Le Portrait de mariage - Maggie O'Farrell
Formidable. Formidable portrait d'une héroïne inoubliable, et formidable démonstration de ce que peut la littérature. Oubliées les petites notes discordantes qui m'avaient empêchée d'être totalement convaincue par Hamnet, là j'ai adhéré à 100%. Les forces de Maggie O'Farrell sont bien là : une écriture de toute beauté, des descriptions qui font vibrer tous les sens, une chair vivante, frémissante et un corps à corps vibrant avec la nature. Si la structure du roman n'est pas très éloignée de celle d'Hamnet - une alternance de chapitres entre le jour fatidique et ce qui a précédé - elle est ici parfaitement menée, jusqu'à l'enthousiasmante surprise finale.
Ces quelques mois dans la courte vie de Lucrèce de Médicis sont l'occasion de dessiner le destin sans alternative d'une jeune fille du 16ème siècle, jouet des décisions de ses parents dont le rôle est de maintenir la puissance et le faste de la famille. Lucrèce est l'enfant du milieu, la cinquième parmi huit, un peu sauvage, curieuse du monde qui l'entoure. Sa soif de liberté se heurte aux murs du palais de son père, Côme de Médicis qui lui ouvre néanmoins des portes en autorisant ses filles à suivre la même instruction que ses fils.
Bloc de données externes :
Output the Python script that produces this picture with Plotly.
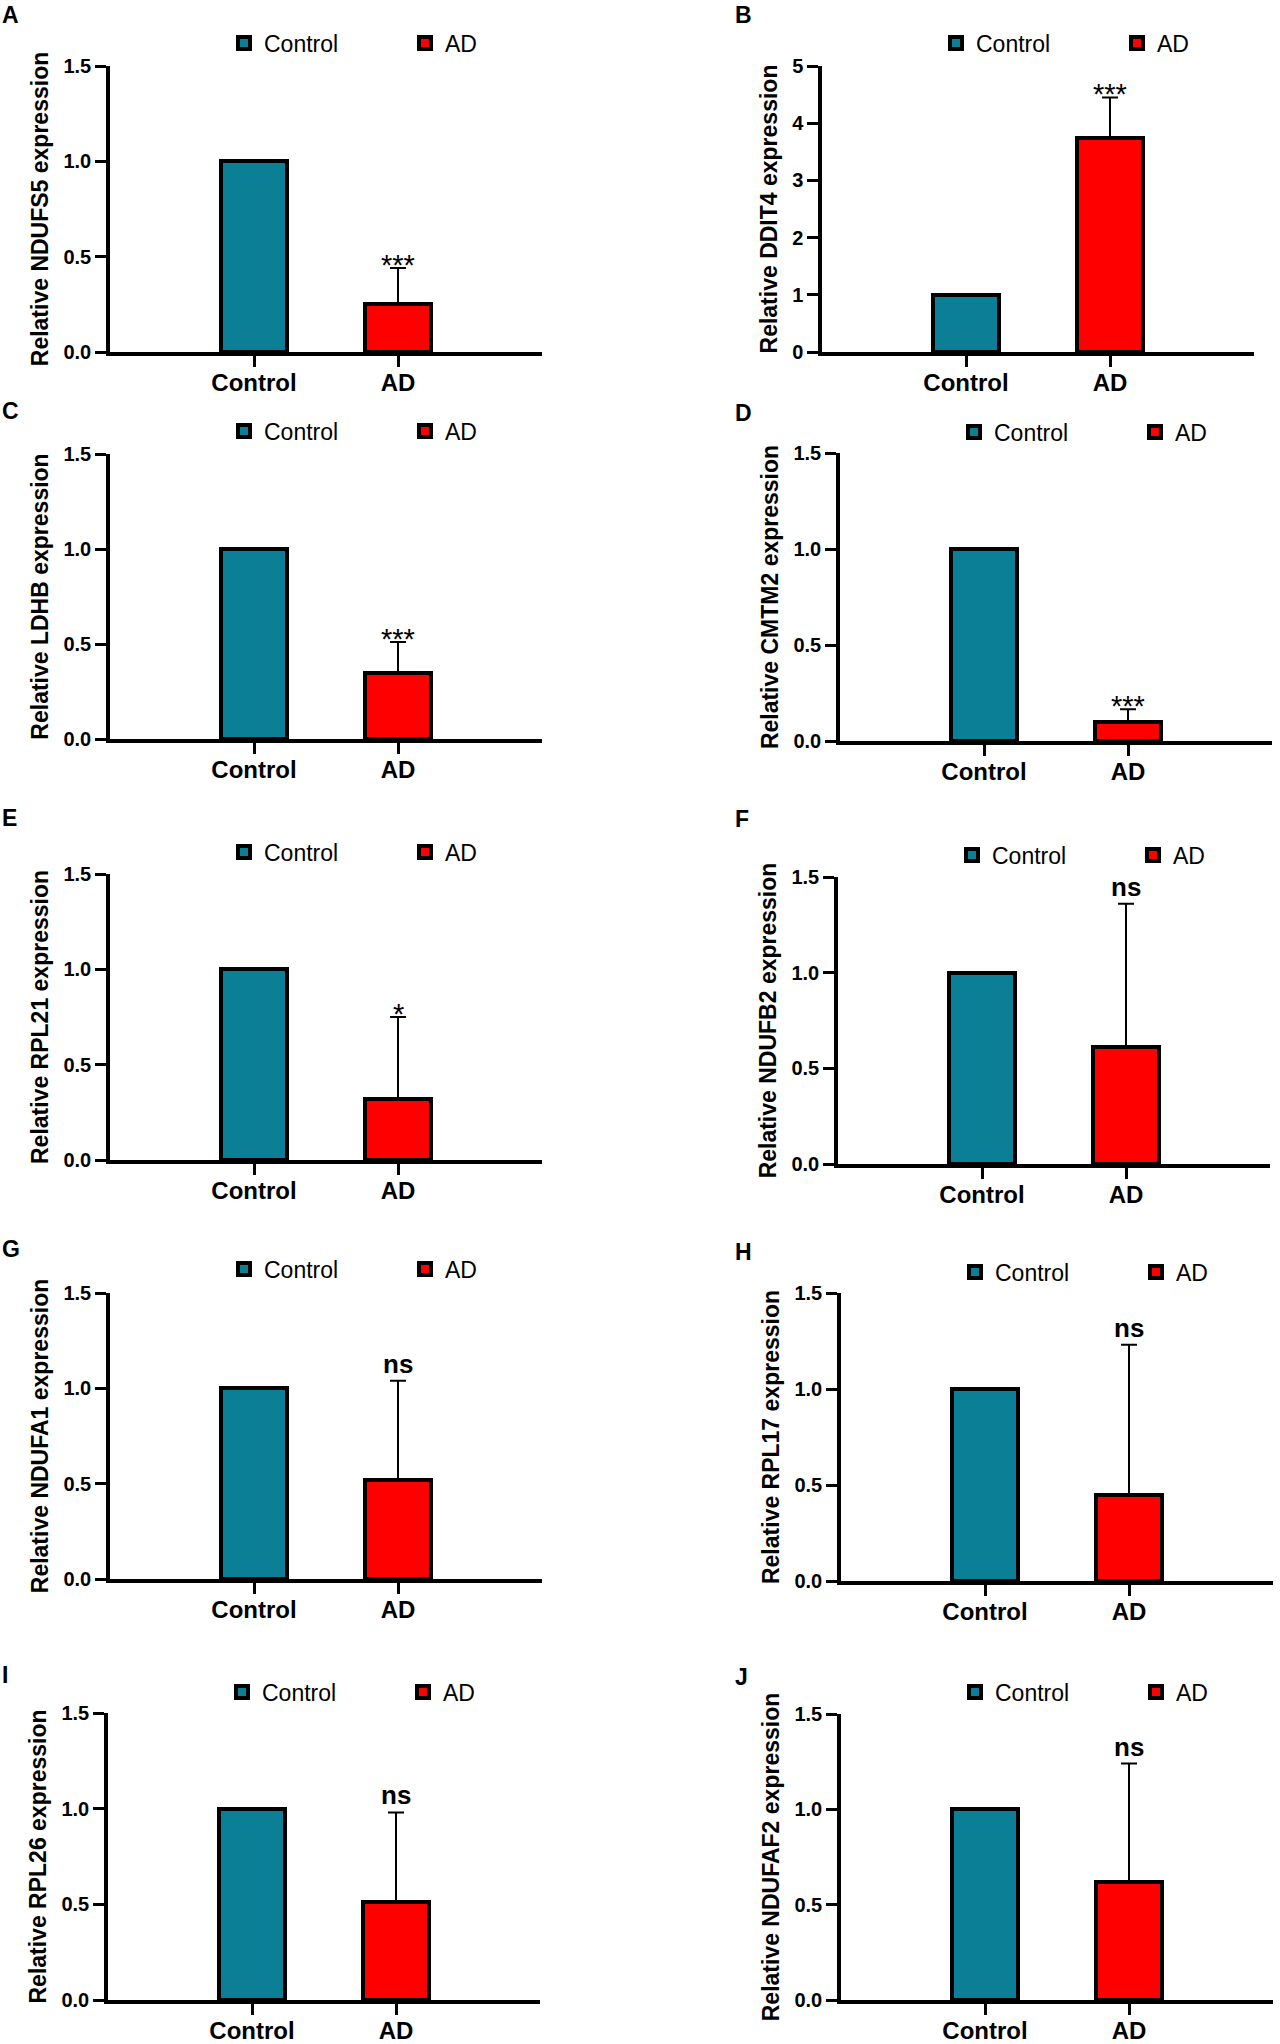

Lucrèce a soif d'apprendre, mais son talent le plus éclatant s'affirme dans le dessin et la peinture. C'est ainsi que l'imagine, que l'invente Maggie O'Farrell, tous sens tournés vers les paysages qu'elle traverse, les animaux, les végétaux dont elle fait le sujet de petites miniatures peintes sur bois. C'est ainsi que son esprit s'évade. Lorsqu'elle se voit contrainte d'épouser le duc Alfonso à la place de sa sœur aînée morte subitement et de partir loin de Florence, elle a à peine quinze ans et découvre au fil des jours ce que l'on attend d'elle. Les quelques bribes de liberté entrevues vont vite disparaître et les grilles d'une nouvelle cage se refermer sur elle.
Maggie O'Farrell excelle à nous mettre dans l'esprit et le corps de Lucrèce et à construire des scènes de toute beauté. Le parallèle avec la tigresse capturée pour la ménagerie de Côme irrigue tout le récit. La magie s'exprime tout entière dans les échanges de regards entre Lucrèce et Jacopo, l'apprenti du maître chargé du Portrait de mariage. L'autrice joue de sa plume comme de pinceaux, saisissant les ombres, choisissant l'endroit précis où se posera la lumière. Elle parvient à rendre palpables l'enfermement ressenti par Lucrèce et la liberté que lui assure son esprit bien trop vaste par rapport à ce que l'on attend d'une femme à cette époque. Inscrivant ainsi ce destin dans une quête féminine universelle. Son final ramène à l'essence pure de l'écriture, à la joie de l'écrivain démiurge à l'idée de remettre l'histoire dans le bon sens.
Une réussite magistrale et un très gros plaisir de lecture.
"Le Portrait de mariage" - Maggie O'Farrell - Belfond - 412 pages (traduit de l'anglais (Irlande) par Sarah Tardy) - La version poche sera disponible chez 10/18 dès le 18 août.